Monday, April 3, 2017

Private property in riparian rights systems

The issue of private property in water is a well-studied one, but usually in the context of systems based on appropriative rights. This Day in Water History reproduces a 1915 article from the Municipal Journal (I'm assuming it's not an April Fools joke) that shows that riparian-rights systems, usually thought of as common-property regimes, could be raise the same privatization-related issues typically identified with appropriative systems - overuse, concentration, and demands for public control:
Boston, Mass.-That the state’s water resources are being gobbled up by private interests and that unless some change of policy is immediately instituted Massachusetts will have to face a water famine is brought to the attention of the legislature in a report on the conservation and utilization of waters by the state board of harbor and land commissioners. The amount of water power used by manufacturers has increased enormously in the last few years. For instance, proprietors of Locks and Canals in the city of Lowell consumed in 1912 about 11,620 horsepower, developed from the Merrimac river, according to statistics of the United States Bureau of Corporations. A survey in 1915 by the harbor and land commissions shows that these same Locks and Canals now use 29,911 horsepower. The water used and wasted by municipalities is also mentioned in the report. The commission urges that a definite plan be laid out by the state for the control and conservation of the water resources. The Merrimac river is capable of further development, according to United States Engineer C. C. Covert of the Geological Survey, who is quoted as saying that, although the most favorable opportunities for storage on the Merrimac are being utilized, there are still many unutilized reservoir sites available. The commission on harbors and public lands holds that unless the state within a reasonably short time asserts a definite policy of control, the waters in the rivers and natural streams, which belong to the people of the whole state will be devoted entirely to private uses. In contrast to the situation in Maine, New Hampshire, Vermont, New York and the province of Ontario, where a conservation program is now under way, nothing at all has been done in Massachusetts.
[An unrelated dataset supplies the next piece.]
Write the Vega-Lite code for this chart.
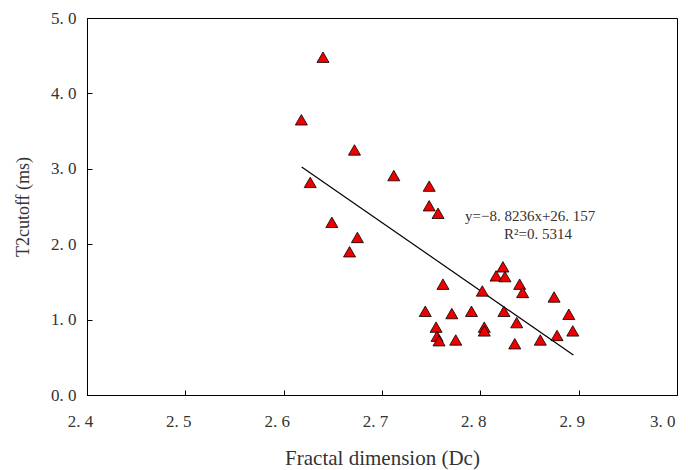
{
  "$schema": "https://vega.github.io/schema/vega-lite/v6.json",
  "width": 590,
  "height": 377,
  "autosize": {"type": "none"},
  "padding": {"left": 87, "top": 18, "right": 13, "bottom": 75},
  "background": "white",
  "config": {
    "view": {"stroke": "#000", "strokeWidth": 1},
    "font": "Liberation Serif",
    "axis": {
      "grid": false,
      "domainColor": "#000",
      "tickColor": "#000",
      "labelFont": "Liberation Serif",
      "titleFont": "Liberation Serif",
      "labelColor": "#333",
      "titleColor": "#333",
      "labelFontSize": 17,
      "titleFontSize": 18,
      "titleFontWeight": "normal"
    }
  },
  "datasets": {
    "pts": [
      {"dc": 2.640, "t2": 4.48},
      {"dc": 2.618, "t2": 3.65},
      {"dc": 2.672, "t2": 3.25},
      {"dc": 2.627, "t2": 2.82},
      {"dc": 2.712, "t2": 2.91},
      {"dc": 2.748, "t2": 2.77},
      {"dc": 2.748, "t2": 2.51},
      {"dc": 2.757, "t2": 2.41},
      {"dc": 2.649, "t2": 2.29},
      {"dc": 2.675, "t2": 2.09},
      {"dc": 2.667, "t2": 1.90},
      {"dc": 2.762, "t2": 1.47},
      {"dc": 2.823, "t2": 1.70},
      {"dc": 2.816, "t2": 1.58},
      {"dc": 2.825, "t2": 1.57},
      {"dc": 2.840, "t2": 1.47},
      {"dc": 2.843, "t2": 1.36},
      {"dc": 2.802, "t2": 1.38},
      {"dc": 2.875, "t2": 1.30},
      {"dc": 2.744, "t2": 1.11},
      {"dc": 2.771, "t2": 1.08},
      {"dc": 2.791, "t2": 1.11},
      {"dc": 2.824, "t2": 1.11},
      {"dc": 2.890, "t2": 1.07},
      {"dc": 2.837, "t2": 0.96},
      {"dc": 2.755, "t2": 0.90},
      {"dc": 2.804, "t2": 0.90},
      {"dc": 2.804, "t2": 0.85},
      {"dc": 2.894, "t2": 0.85},
      {"dc": 2.756, "t2": 0.78},
      {"dc": 2.758, "t2": 0.72},
      {"dc": 2.775, "t2": 0.73},
      {"dc": 2.835, "t2": 0.68},
      {"dc": 2.861, "t2": 0.73},
      {"dc": 2.878, "t2": 0.79}
    ],
    "fit": [
      {"dc": 2.6183, "t2": 3.024},
      {"dc": 2.8946, "t2": 0.530}
    ],
    "notes": [
      {"dc": 2.7844, "t2": 2.374, "label": "y=−8. 8236x+26. 157"},
      {"dc": 2.8241, "t2": 2.135, "label": "R²=0. 5314"}
    ]
  },
  "layer": [
    {
      "data": {"name": "fit"},
      "mark": {"type": "line", "color": "#000", "strokeWidth": 1.2},
      "encoding": {
        "x": {
          "field": "dc", "type": "quantitative",
          "scale": {"domain": [2.4, 3.0], "nice": false, "zero": false},
          "axis": {
            "values": [2.4, 2.5, 2.6, 2.7, 2.8, 2.9, 3.0],
            "labelExpr": "replace(format(datum.value, '.1f'), '.', '. ')",
            "tickSize": -5,
            "labelPadding": 23,
            "labelFlush": false,
            "labelAlign": {"condition": {"test": "datum.value > 2.95", "value": "right"}, "value": "center"},
            "labelOffset": {"condition": {"test": "datum.value > 2.95", "value": -2}, "value": -7},
            "title": "Fractal dimension (Dc)",
            "titleFontSize": 21,
            "titlePadding": 18
          }
        },
        "y": {
          "field": "t2", "type": "quantitative",
          "scale": {"domain": [0, 5], "nice": false},
          "axis": {
            "values": [0, 1, 2, 3, 4, 5],
            "labelExpr": "replace(format(datum.value, '.1f'), '.', '. ')",
            "tickSize": -5,
            "labelPadding": 16,
            "title": "T2cutoff (ms)",
            "titlePadding": 18
          }
        }
      }
    },
    {
      "data": {"name": "pts"},
      "mark": {"type": "point", "shape": "triangle-up", "filled": true, "fill": "#ee0000", "stroke": "#000", "strokeWidth": 0.8, "size": 145, "opacity": 1},
      "encoding": {
        "x": {"field": "dc", "type": "quantitative"},
        "y": {"field": "t2", "type": "quantitative"}
      }
    },
    {
      "data": {"name": "notes"},
      "mark": {"type": "text", "align": "left", "baseline": "middle", "fontSize": 15, "color": "#333", "font": "Liberation Serif"},
      "encoding": {
        "x": {"field": "dc", "type": "quantitative"},
        "y": {"field": "t2", "type": "quantitative"},
        "text": {"field": "label"}
      }
    }
  ]
}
The control which exists of the water resources is divided among four or five different bodies, no one of which has complete authority. In the year 1912 the United States Bureau of Corporations made a tabulation which showed that 130,620 horsepower was owned by the larger companies in Massachusetts. The harbor and land commissions, canvassing the same people, have discovered that within the three years the total horsepower developed has increased to 264,152, Massachusetts manufacturers are now paying nearly $26,000,000 a year for the purchase of fuel for power purposes. Intelligent plans to avoid freshet damages and to store water for irrigation are also urged.